I hope I pull it off because that was a concern I had while writing it. Having those formal exceptions to lean on but also push off of was also part of the fun of writing this. I wanted to start the book with that sense of certainty about the world that a pastor or detective has. That informed the language in the beginning. That’s part of the joy of reading Chandler’s The Big Sleep; it’s so sharp and so assured. Then it breaks apart as it goes on. Part of the process of my book was seeing how it could break apart and how different ways of narrating can come in as the story is shifting away of the expectations of an old school noir.

How did you steer away from those expectations?

The first draft had a lot of those expectations of the noir genre but I had no interest that kind of stuff. it felt like bullshit coming out of my mouth. I went through two substantial and expansive revision of discovering who the characters and institutions who made up the setting were.

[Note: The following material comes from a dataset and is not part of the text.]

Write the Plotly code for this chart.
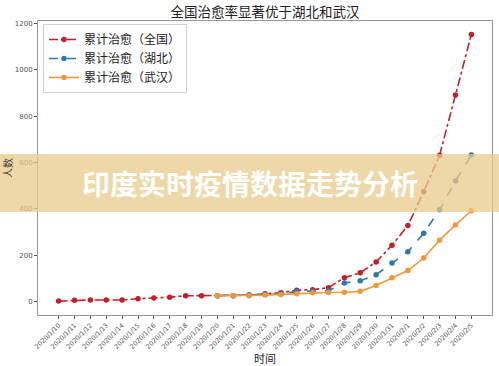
import plotly.graph_objects as go

dates = ["2020/1/10", "2020/1/11", "2020/1/12", "2020/1/13", "2020/1/14", "2020/1/15",
         "2020/1/16", "2020/1/17", "2020/1/18", "2020/1/19", "2020/1/20", "2020/1/21",
         "2020/1/22", "2020/1/23", "2020/1/24", "2020/1/25", "2020/1/26", "2020/1/27",
         "2020/1/28", "2020/1/29", "2020/1/30", "2020/1/31", "2020/2/1", "2020/2/2",
         "2020/2/3", "2020/2/4", "2020/2/5"]

national = [2, 6, 7, 7, 7, 12, 15, 19, 25, 25, 25, 25, 28, 34, 38, 49, 51, 60,
            103, 124, 171, 243, 328, 475, 632, 892, 1153]
hubei_dates = dates[10:]
hubei = [25, 25, 28, 31, 32, 44, 44, 47, 80, 90, 116, 166, 215, 295, 396, 520, 633]
wuhan = [25, 25, 25, 28, 31, 34, 38, 39, 40, 44, 69, 103, 134, 188, 265, 331, 392]

yticks = [0, 200, 400, 600, 800, 1000, 1200]

CJK = "Noto Sans CJK SC, DejaVu Sans, sans-serif"

fig = go.Figure()
fig.add_trace(go.Scatter(x=dates, y=national, name="累计治愈（全国）", mode="lines+markers",
                         line=dict(color="#c41f28", width=1.6, dash="dashdot"),
                         marker=dict(size=5.5, color="#c41f28")))
fig.add_trace(go.Scatter(x=hubei_dates, y=hubei, name="累计治愈（湖北）", mode="lines+markers",
                         line=dict(color="#2f78ad", width=1.6, dash="dash"),
                         marker=dict(size=5.5, color="#2f78ad")))
fig.add_trace(go.Scatter(x=hubei_dates, y=wuhan, name="累计治愈（武汉）", mode="lines+markers",
                         line=dict(color="#f0993a", width=1.6),
                         marker=dict(size=5.5, color="#f0993a")))

fig.update_layout(
    width=499, height=366,
    margin=dict(l=38, r=7, t=21, b=51),
    paper_bgcolor="white", plot_bgcolor="white",
    font=dict(family=CJK, color="#333"),
    title=dict(text="全国治愈率显著优于湖北和武汉", x=0.531, xanchor="center", y=0.967, yanchor="middle",
               font=dict(size=13.5, color="#222", family=CJK)),
    showlegend=True,
    legend=dict(x=0.011, y=0.99, xanchor="left", yanchor="top",
                bgcolor="rgba(255,255,255,0.9)", bordercolor="#d0d0d0", borderwidth=1,
                font=dict(size=12, family=CJK, color="#222"), tracegroupgap=0),
    xaxis=dict(type="category", categoryorder="array", categoryarray=dates,
               range=[-1.3, 27.3], showgrid=False, zeroline=False, automargin=False,
               showline=True, linecolor="#999", linewidth=1, mirror=True,
               ticks="outside", ticklen=3, tickcolor="#555", tickangle=-45,
               tickfont=dict(size=6.5, color="#555", family="DejaVu Sans"),
               title=dict(text="时间", font=dict(size=11, color="#222", family=CJK), standoff=0)),
    yaxis=dict(range=[-58, 1211], tickvals=yticks, showgrid=False, zeroline=False, automargin=False,
               showline=True, linecolor="#999", linewidth=1, mirror=True,
               ticks="outside", ticklen=3, tickcolor="#555",
               tickfont=dict(size=7, color="#555", family="DejaVu Sans"),
               title=dict(text="人数", font=dict(size=10, color="#444", family=CJK), standoff=6)),
)

# banner overlay
fig.add_shape(type="rect", xref="paper", yref="paper",
              x0=-0.2, x1=1.2, y0=(315 - 212) / 294, y1=(315 - 154) / 294,
              fillcolor="rgba(232,203,138,0.75)", line=dict(width=0), layer="above")
fig.add_annotation(text="<b>印度实时疫情数据走势分析</b>", xref="paper", yref="paper",
                   x=(249.5 - 38) / 454, y=(315 - 183) / 294, xanchor="center", yanchor="middle",
                   showarrow=False,
                   font=dict(size=28, color="white", family="Noto Sans CJK SC"))

fig.write_html("out.html", config={"displayModeBar": False},
               post_script="document.body.style.margin='0px';document.body.style.overflow='hidden';")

How many drafts did it take to get the voice, tone, and story as tight as you wanted it to be?

It was probably 10 or 12. Raymond Chandler had this revising process where he would underline a word or three or maybe a sentence. On a given page there would be four or five of these but most of the pages didn’t have an underline. Then he would start fresh and those words or phrases would be the only thing he carried forward. Everything else he would approach in a new away to improve in the next version. I tried something similar to let the book grow and become itself.

And speaking of revising, was The Churchgoer always the title you had in mind?

There were a few others early on, but I landed on The Churchgoer pretty quickly. I liked the ambiguity of who it could be referring to because there are a lot of churchgoers in the book. I’m also a great admirer of The Moviegoer by Walter Percy. That book had a big hand in my evolution as a writer.

Besides Raymond Chandler and Walter Percy, who are some other authors you’d recommend?

Recently, R.O. Kwon’s The Incendiaries blew my mind. Tod Goldberg’s Gangsterland series I found thought-provoking. I’ve been reading more science fiction and just finished Karen Lord’s The Best of All Possible Worlds, which is a far-future science fiction novel, but it has a lot of religion and spiritual practice in it. Those are three that come to mind right now.